Either way, these are debts that were incurred by students or parents with a plan for future employment and the ultimate ability to pay back the debt.

Shouldn’t the plan always be repayment when taking a loan for anything in life?

Indeed, everyone is going to have an opinion.

I know I do.

As a student, I worked at a local grocery store three or four days a week all through my college years. When I got the opportunity, I additionally took on work as a free-lance reporter for my local newspaper covering borough council meetings in southwestern Pennsylvania. I also worked in a work-study capacity in my college’s Student Life office.

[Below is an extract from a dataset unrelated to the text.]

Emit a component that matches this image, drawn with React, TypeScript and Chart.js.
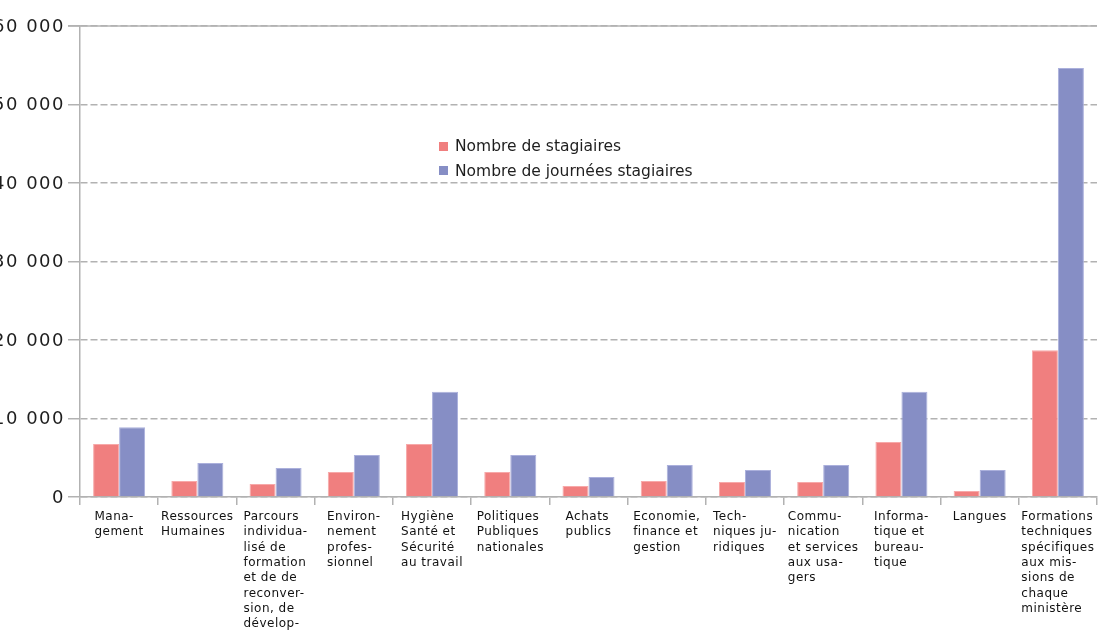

With each of these employment opportunities, I socked away everything I could, withdrawing the funds only twice a year in the form of a cashier’s check payable to the University of Pittsburgh.

And when funds ran short, I borrowed student loans. After graduation, I made monthly payments for about 10 or 12 years until those loans were paid off and I was relieved of my college debt.

This, of course, is some of the reason I disagree with a plan to remove student debt incurred by other former college students. But it’s only part of the reason.

Frankly, I don’t believe that any of these impassioned arguments is the entire reason why student loan forgiveness should be approved or denied.

The problem with the idea is that the attempt came unilaterally from the Oval Office, rather than from Congress.

And that is exactly what the Supreme Court ruled last month when it halted the Biden administration’s attempt to forgive more than $400 billion in student loan debt.

If the president wants to have taxpayers pay debt incurred by others, he can do that only by convincing Congress to do it.

In 2021, Joe Biden questioned how much authority he had to cancel student debt “by signing with a pen.” Then-Speaker Nancy Pelosi said he didn’t have the authority to do that. But under intense pressure from the far left, they reversed course.

In denying the action as unconstitutional, the Supreme Court has upheld that Congress, not the president, has power of the purse. The court didn’t rule that student debt can’t be forgiven; it merely said that government has to do it right or don’t do it at all.

Whatever you think is the right policy on student debt, one thing is clear — whether it’s Joe Biden, Donald Trump or anyone else occupying the Oval Office, the president is not elected to legislate.

Executive orders can be reversed by the next executive. But federal legislative action — and allocation of funds — must originate from Congress.